On-chain analytics data shows that the average deposit size has increased by 15% compared to the previous month. The most active deposits are recorded on the Bitcoin and Ethereum networks, confirming strengthened confidence in these assets as core tools for long-term capital storage.
Key growth drivers:
- Anticipation of approval for spot ETFs on altcoins
- Reduced volatility on major exchanges
- Improved liquidity in DeFi protocols
Particular attention should be paid to the dynamics of deposits on decentralized exchanges. The volume of liquidity added to pools over the past 72 hours exceeded $340 million, which is 22% higher than the same period last week. This indicates a capital shift from centralized platforms to the DeFi ecosystem.
Regional breakdown
The largest inflow of funds is observed from the Asia-Pacific region, where the share of large deposits (over $100,000) increased by 8%. European investors, on the other hand, are showing a more cautious strategy, preferring gradual position accumulation.
From a technical perspective, the current surge in deposits coincides with the formation of a bullish flag on the daily BTC chart. If the trend continues, a breakout of the $68,000 resistance level could be expected within the next 5-7 days.

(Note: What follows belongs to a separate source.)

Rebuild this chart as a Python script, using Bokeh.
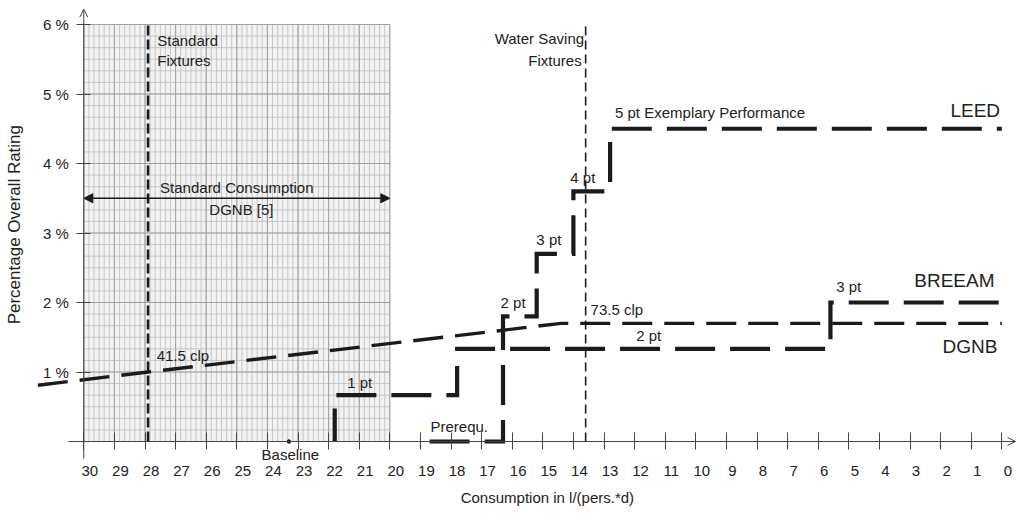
import numpy as np
from math import pi
from bokeh.plotting import figure
from bokeh.models import (Range1d, LinearAxis, FixedTicker, CustomJSTickFormatter,
                          PrintfTickFormatter, Arrow, OpenHead, NormalHead)
from bokeh.core.properties import value
from bokeh.embed import file_html
from bokeh.resources import INLINE

# ---------------- data ----------------
x_ticks = list(range(30, -1, -1))          # consumption in l/(pers.*d)
y_ticks = [1, 2, 3, 4, 5, 6]               # percentage overall rating

leed_x = [18.7, 16.3, 16.3, 15.2, 15.2, 14.0, 14.0, 12.8, 12.8, 0.0]
leed_y = [0.0, 0.0, 1.8, 1.8, 2.7, 2.7, 3.6, 3.6, 4.5, 4.5]

breeam_x = [21.8, 21.8, 17.8, 17.8, 5.6, 5.6, 0.0]
breeam_y = [0.0, 0.667, 0.667, 1.333, 1.333, 2.0, 2.0]

dgnb_x = [31.5, 27.9, 14.4, 0.0]
dgnb_y = [0.81, 1.0, 1.7, 1.7]

standard_fixtures_x = 27.9
water_saving_x = 13.6
baseline_x = 23.3
std_consumption = (30, 20)
std_consumption_level = 3.5
paper_x = (20, 30)
paper_y = (0, 6)

# ---------------- figure geometry ----------------
W, H = 1016, 510
OFF = 0              # page offset of the canvas
PX_PER_X = 30.6      # pixels per l/(pers.*d)
PX_PER_Y = 69.5      # pixels per %
X30_PX, Y0_PX = 83.3, 441.0   # picture position of x=30 and y=0

x_start = 30 + (X30_PX - OFF) / PX_PER_X
x_end = 30 - (OFF + W - X30_PX) / PX_PER_X
y_end = (Y0_PX - OFF) / PX_PER_Y
y_start = (Y0_PX - (OFF + H)) / PX_PER_Y

p = figure(width=W, height=H, x_range=Range1d(x_start, x_end), y_range=Range1d(y_start, y_end),
           x_axis_type=None, y_axis_type=None, toolbar_location=None, output_backend="svg",
           min_border=0)
p.outline_line_color = None
p.background_fill_color = "white"
p.border_fill_color = "white"

FONT = value("Liberation Sans")
TXT = "#222222"
INK = "#1b1b1b"

# ---------------- graph-paper region ----------------
p.quad(left=[paper_x[0]], right=[paper_x[1]], bottom=[paper_y[0]], top=[paper_y[1]],
       fill_color="#f2f2f2", line_color=None)
vx = np.linspace(paper_x[0], paper_x[1], 61)
hy = np.linspace(paper_y[0], paper_y[1], 37)
p.segment(x0=vx, y0=[paper_y[0]] * len(vx), x1=vx, y1=[paper_y[1]] * len(vx),
          line_color="#c2c2c2", line_width=0.9)
p.segment(x0=[paper_x[0]] * len(hy), y0=hy, x1=[paper_x[1]] * len(hy), y1=hy,
          line_color="#c2c2c2", line_width=0.9)
mx = np.arange(paper_x[0], paper_x[1] + 1)
my = np.arange(paper_y[0], paper_y[1] + 1)
p.segment(x0=mx, y0=[paper_y[0]] * len(mx), x1=mx, y1=[paper_y[1]] * len(mx),
          line_color="#a0a0a0", line_width=1)
p.segment(x0=[paper_x[0]] * len(my), y0=my, x1=[paper_x[1]] * len(my), y1=my,
          line_color="#a0a0a0", line_width=1)

# ---------------- reference lines ----------------
p.line([standard_fixtures_x, standard_fixtures_x], [0, 6], line_color=INK, line_width=2.6,
       line_dash="10 4")
p.line([water_saving_x, water_saving_x], [0, 6], line_color=INK, line_width=1.6,
       line_dash="9 5")

p.add_layout(Arrow(start=NormalHead(size=9, fill_color=INK, line_color=INK),
                   end=NormalHead(size=9, fill_color=INK, line_color=INK),
                   x_start=std_consumption[0], x_end=std_consumption[1],
                   y_start=std_consumption_level, y_end=std_consumption_level,
                   line_color=INK, line_width=1.3))

# ---------------- series ----------------
p.line(dgnb_x, dgnb_y, line_color=INK, line_width=3.4, line_dash="30 12", line_join="miter")
p.line(breeam_x, breeam_y, line_color=INK, line_width=4.2, line_dash="40 15", line_join="miter",
       line_dash_offset=7)
p.line(leed_x, leed_y, line_color=INK, line_width=4.2, line_dash="40 15", line_join="miter")

p.scatter([baseline_x], [0], size=3.5, color=INK)

# ---------------- axes ----------------
p.add_layout(Arrow(end=OpenHead(size=8, line_width=1, line_color="#444444"),
                   x_start=30.5, y_start=0, x_end=-0.45, y_end=0,
                   line_color="#444444", line_width=1))
p.add_layout(Arrow(end=OpenHead(size=8, line_width=1, line_color="#444444"),
                   x_start=30, y_start=-0.245, x_end=30, y_end=6.22,
                   line_color="#444444", line_width=1))

xtick_axis = LinearAxis(ticker=FixedTicker(ticks=x_ticks, minor_ticks=[]),
                        formatter=CustomJSTickFormatter(code="return ''"),
                        fixed_location=0, axis_line_color=None,
                        major_tick_in=9, major_tick_out=8,
                        major_tick_line_color="#444444", minor_tick_line_color=None)
p.add_layout(xtick_axis, "below")

LABEL_SHIFT = 0.196
xlabel_axis = LinearAxis(ticker=FixedTicker(ticks=[t - LABEL_SHIFT for t in x_ticks], minor_ticks=[]),
                         formatter=CustomJSTickFormatter(code="return Math.round(tick + %s).toString()" % LABEL_SHIFT),
                         fixed_location=0, axis_line_color=None,
                         major_tick_in=0, major_tick_out=8,
                         major_tick_line_color=None, minor_tick_line_color=None,
                         major_label_standoff=16,
                         major_label_text_font="Liberation Sans",
                         major_label_text_font_size="15px",
                         major_label_text_color=TXT)
p.add_layout(xlabel_axis, "below")

yaxis = LinearAxis(ticker=FixedTicker(ticks=y_ticks, minor_ticks=[]),
                   formatter=PrintfTickFormatter(format="%d %%"),
                   fixed_location=30, axis_line_color=None,
                   major_tick_in=7, major_tick_out=7,
                   major_tick_line_color="#444444", minor_tick_line_color=None,
                   major_label_standoff=8,
                   major_label_text_font="Liberation Sans",
                   major_label_text_font_size="15px",
                   major_label_text_color=TXT)
p.add_layout(yaxis, "left")


# ---------------- texts ----------------
def label(x, y, txt, size="15px", align="left", angle=0.0):
    p.text(x=[x], y=[y], text=[txt], text_font=FONT, text_font_size=size,
           text_align=align, text_baseline="middle", text_color=TXT, angle=angle)


label(27.60, 5.77, "Standard")
label(27.60, 5.48, "Fixtures")
label(13.65, 5.80, "Water Saving", align="right")
label(13.73, 5.48, "Fixtures", align="right")
label(12.64, 4.73, "5 pt Exemplary Performance")
label(1.68, 4.76, "LEED", size="19px")
label(14.10, 3.80, "4 pt")
label(15.21, 2.91, "3 pt")
label(16.38, 2.00, "2 pt")
label(13.44, 1.90, "73.5 clp")
label(11.95, 1.525, "2 pt")
label(5.41, 2.23, "3 pt")
label(2.86, 2.31, "BREEAM", size="19px")
label(1.94, 1.37, "DGNB", size="19px")
label(21.39, 0.853, "1 pt")
label(18.67, 0.216, "Prerequ.")
label(27.62, 1.237, "41.5 clp")
label(23.25, -0.187, "Baseline", align="center")
label(25.0, 3.65, "Standard Consumption", align="center")
label(24.85, 3.34, "DGNB [5]", align="center")
label(14.85, -0.806, "Consumption in l/(pers.*d)", align="center")
label(32.26, 3.12, "Percentage Overall Rating", size="17px", align="center", angle=pi / 2)

open("out.html", "w").write(file_html(p, INLINE))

My professional opinion: The increase in deposit volumes is a positive but not unequivocal signal. I recommend investors pay attention to the ratio of deposits to withdrawals. If this indicator exceeds 1.5, we will see a sustained upward trend. However, with a sharp increase in small deposits (under $1,000), caution is warranted—this could indicate retail euphoria, which often precedes a correction.